Thursday, January 01, 2004


Thinking about going to Monks Mound New Year's Day, and how the monument was built over generations, in different sections, higher and higher, how, from an evolutionary perspective, mound building is a paradox. On the one hand, having a culture capable of enlisting the human power to build and support monuments represents a profound change in the organization of homo homo sapien. On the other hand, based on the geometry of the project, the people who built the early layers probably produced the greatest volume dirt with the lowest return. Maybe that WAS the pinnacle. A mound that was maybe not so high but that everyone could stand on. I wonder if the archaeological record shows a less stratified society in the early phases of construction. The higher stages may have either spurred or been the product of a society where there were fewer people on top, both literally and socio-economically. Or it could have reflected a greater concern for the evolution of society as whole, knowing that your ultimate goal will not be reached for generations, doing the hardest, least rewarding part of the job anyway. Or it could have been some early intelligentia, realizing that as society grew and became more prosperous, it would be more difficult to either maintain power and prestige over that growing number of people or simply stabilize a restless population.
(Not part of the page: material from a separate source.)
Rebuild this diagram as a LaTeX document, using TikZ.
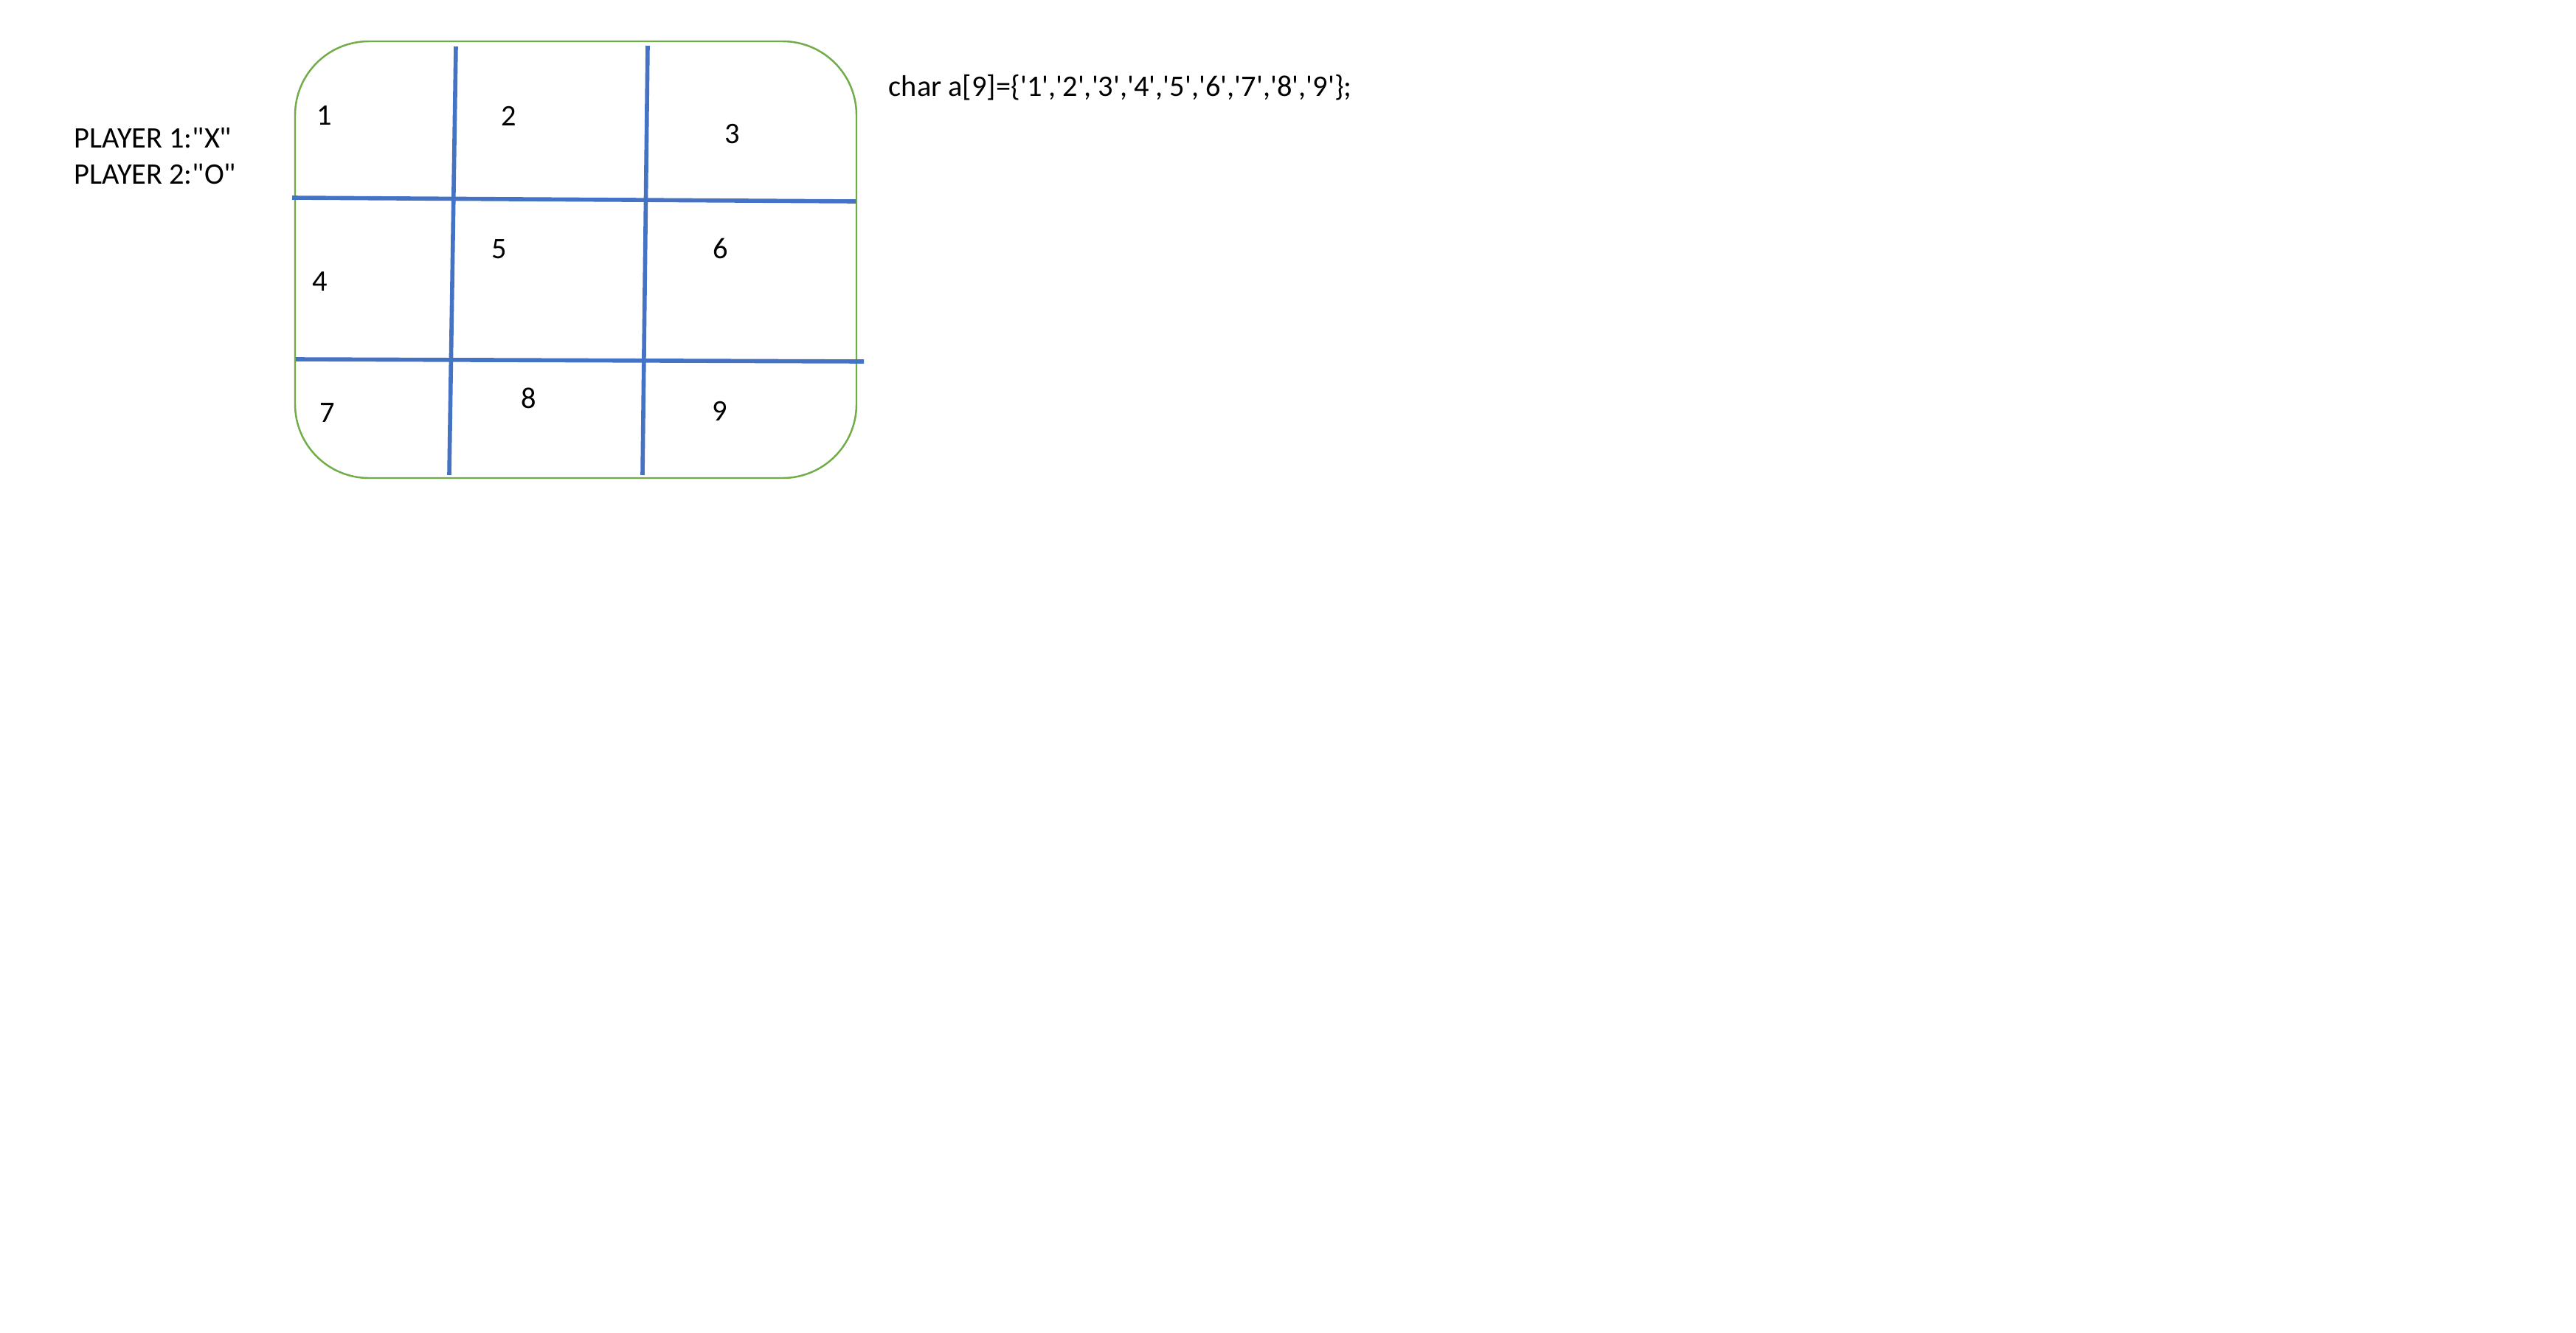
\documentclass[tikz,border=0pt]{standalone}
\usepackage{fontspec}
\setmainfont{Carlito}
\setmonofont{Carlito}
\usepackage{xcolor}
\usepackage{tikz}
\usetikzlibrary{calc, positioning}
\definecolor{boardGreen}{HTML}{70AD47}
\definecolor{lineBlue}{HTML}{4472C4}
\tikzset{
    board/.style={rectangle, draw=boardGreen, line width=0.7pt, rounded corners=1cm, minimum width=7.61cm, minimum height=5.92cm, inner sep=0pt},
    gridLine/.style={draw=lineBlue, line width=1.6pt},
    cellNum/.style={font=\fontsize{11.5}{14}\selectfont, inner sep=0pt},
    label/.style={font=\ttfamily\fontsize{11.5}{14}\selectfont, inner sep=0pt, anchor=base west}
}

\begin{document}
\begin{tikzpicture}
    \useasboundingbox (0,0) rectangle (34.92,-18.06);

    % Players
    \node[label] (p1) at (1.00,-2.00) {PLAYER 1:"X"};
    \node[label] (p2) at (1.00,-2.49) {PLAYER 2:"O"};

    % Board
    \node[board] (board) at (7.805,-3.52) {};
    \draw[gridLine] (6.18,-0.63) -- (6.09,-6.44);
    \draw[gridLine] (8.78,-0.62) -- (8.71,-6.44);
    \draw[gridLine] (3.96,-2.68) -- (11.60,-2.73);
    \draw[gridLine] (4.01,-4.87) -- (11.71,-4.90);

    % Cells
    \node[cellNum] (c1) at (4.40,-1.56) {1};
    \node[cellNum] (c2) at (6.90,-1.57) {2};
    \node[cellNum] (c3) at (9.93,-1.82) {3};
    \node[cellNum] (c4) at (4.34,-3.82) {4};
    \node[cellNum] (c5) at (6.77,-3.38) {5};
    \node[cellNum] (c6) at (9.77,-3.37) {6};
    \node[cellNum] (c7) at (4.44,-5.60) {7};
    \node[cellNum] (c8) at (7.17,-5.40) {8};
    \node[cellNum] (c9) at (9.76,-5.57) {9};

    % Array
    \node[label] (arr) at (12.04,-1.30) {char a[9]=\{'1','2','3','4','5','6','7','8','9'\};};
\end{tikzpicture}
\end{document}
What better way to quell existential angst, when a subsistence based economy, when you fight every season just to exist, develops a surplus. And then starts wondering why the hell the tiny elk clan has all the goods, when they aren't really protecting us from anything real. Or, perhaps even more dangerously to the genes we all carry, starts wondering why the hell we exist at all. What better way than building a mound, something huge and ambiguous for some higher purpose.

It would be fascinating to have conversations between the illuminati, if they do exist, of today and the illuminati from different centuries. I wonder what the mound builders would think of our military industrial complex. If they would think it a good thing, or think we're barbarians. "Hey, we may have built a mound to keep the plebes under control, but the point was to create a harmonious society. Your entire stratification control model is build around the idea of getting your plebes to hate other plebes." Or if they'd laugh and talk about how they could never get their plebes to buy into organized violence.